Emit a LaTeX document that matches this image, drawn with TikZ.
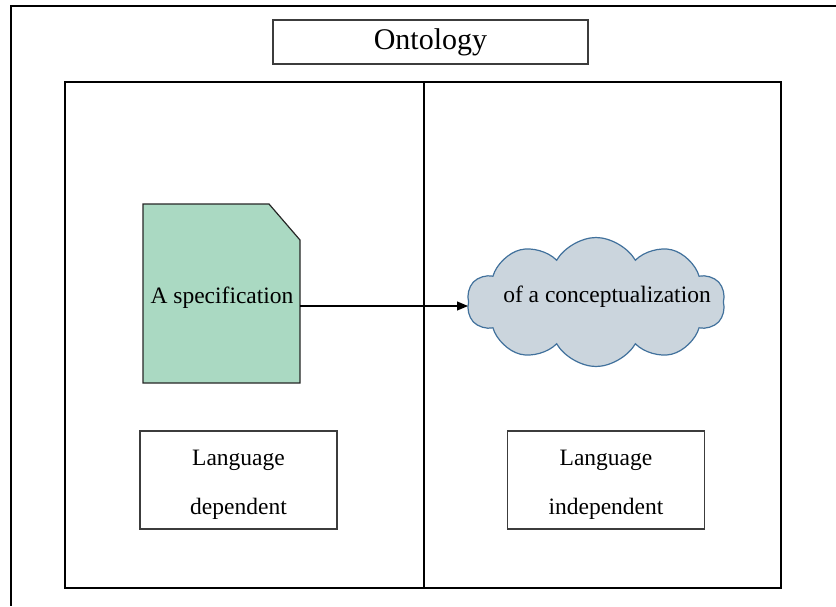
\documentclass[tikz,border=0pt]{standalone}
\usepackage{fontspec}
\setmainfont{Liberation Serif}
\usetikzlibrary{shapes.symbols,arrows.meta}
\definecolor{docgreen}{RGB}{170,217,194}
\definecolor{cloudfill}{RGB}{203,213,221}
\definecolor{cloudline}{RGB}{65,113,156}
\definecolor{boxline}{RGB}{60,60,60}
\tikzset{
  panel/.style={draw=black, line width=1.4pt, minimum width=#1, minimum height=506pt, inner sep=0pt},
  labelbox/.style={draw=boxline, line width=1.3pt, minimum width=197pt, minimum height=98pt, inner sep=0pt},
  labeltxt/.style={align=center, inner sep=0pt, font=\fontsize{23.5}{49}\selectfont},
  txt/.style={font=\fontsize{23.5}{28}\selectfont, inner sep=0pt},
}
\begin{document}
\begin{tikzpicture}[x=1pt,y=-1pt]
\useasboundingbox (0,0) rectangle (836,606);
% outer frame (open at right and bottom)
\draw[line width=1.4pt] (836,6) -- (11,6) -- (11,606);
% title
\node[draw=boxline, line width=1.3pt, minimum width=315pt, minimum height=44pt, inner sep=0pt,
      font=\fontsize{30}{36}\selectfont] (title) at (430.5,42) {Ontology};
% panels
\node[panel=359pt] (leftp) at (244.5,335) {};
\node[panel=357pt] (rightp) at (602.5,335) {};
% document shape
\fill[docgreen] (143,204) -- (269,204) -- (300,240) -- (300,383) -- (143,383) -- cycle;
\draw[line width=1.2pt, black!85] (143,204) -- (269,204) -- (300,240) -- (300,383) -- (143,383) -- cycle;
\node[txt] (spec) at (222,298) {A specification};
\coordinate (specE) at (300,306);
% cloud
\node[cloud, cloud puffs=10, cloud puff arc=120, aspect=2.1, draw=cloudline, fill=cloudfill, line width=1.2pt,
      minimum width=258pt, minimum height=129pt, inner sep=0pt] (cloud) at (596,302) {};
\node[txt] (cloudtxt) at (607,297) {of a conceptualization};
% arrow
\draw[line width=1.1pt, -{Triangle[length=11pt,width=9pt]}] (specE) -- (specE -| cloud.west);
% language boxes
\node[labelbox] (ld) at (238.5,480) {};
\node[labeltxt] (ldt) at (238.5,485) {Language\\dependent};
\node[labelbox] (li) at (606,480) {};
\node[labeltxt] (lit) at (606,485) {Language\\independent};
\end{tikzpicture}
\end{document}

DESCRIPTION OF THE TASK: Leaving the pictures aside, transcribe the entire listing exactly.

RESPONSE FOR THIS EXERCISE:
Emit a LaTeX document that matches this image, drawn with TikZ.
\documentclass[tikz,border=0pt]{standalone}
\usepackage{fontspec}
\setmainfont{Liberation Serif}
\usetikzlibrary{shapes.symbols,arrows.meta}
\definecolor{docgreen}{RGB}{170,217,194}
\definecolor{cloudfill}{RGB}{203,213,221}
\definecolor{cloudline}{RGB}{65,113,156}
\definecolor{boxline}{RGB}{60,60,60}
\tikzset{
  panel/.style={draw=black, line width=1.4pt, minimum width=#1, minimum height=506pt, inner sep=0pt},
  labelbox/.style={draw=boxline, line width=1.3pt, minimum width=197pt, minimum height=98pt, inner sep=0pt},
  labeltxt/.style={align=center, inner sep=0pt, font=\fontsize{23.5}{49}\selectfont},
  txt/.style={font=\fontsize{23.5}{28}\selectfont, inner sep=0pt},
}
\begin{document}
\begin{tikzpicture}[x=1pt,y=-1pt]
\useasboundingbox (0,0) rectangle (836,606);
% outer frame (open at right and bottom)
\draw[line width=1.4pt] (836,6) -- (11,6) -- (11,606);
% title
\node[draw=boxline, line width=1.3pt, minimum width=315pt, minimum height=44pt, inner sep=0pt,
      font=\fontsize{30}{36}\selectfont] (title) at (430.5,42) {Ontology};
% panels
\node[panel=359pt] (leftp) at (244.5,335) {};
\node[panel=357pt] (rightp) at (602.5,335) {};
% document shape
\fill[docgreen] (143,204) -- (269,204) -- (300,240) -- (300,383) -- (143,383) -- cycle;
\draw[line width=1.2pt, black!85] (143,204) -- (269,204) -- (300,240) -- (300,383) -- (143,383) -- cycle;
\node[txt] (spec) at (222,298) {A specification};
\coordinate (specE) at (300,306);
% cloud
\node[cloud, cloud puffs=10, cloud puff arc=120, aspect=2.1, draw=cloudline, fill=cloudfill, line width=1.2pt,
      minimum width=258pt, minimum height=129pt, inner sep=0pt] (cloud) at (596,302) {};
\node[txt] (cloudtxt) at (607,297) {of a conceptualization};
% arrow
\draw[line width=1.1pt, -{Triangle[length=11pt,width=9pt]}] (specE) -- (specE -| cloud.west);
% language boxes
\node[labelbox] (ld) at (238.5,480) {};
\node[labeltxt] (ldt) at (238.5,485) {Language\\dependent};
\node[labelbox] (li) at (606,480) {};
\node[labeltxt] (lit) at (606,485) {Language\\independent};
\end{tikzpicture}
\end{document}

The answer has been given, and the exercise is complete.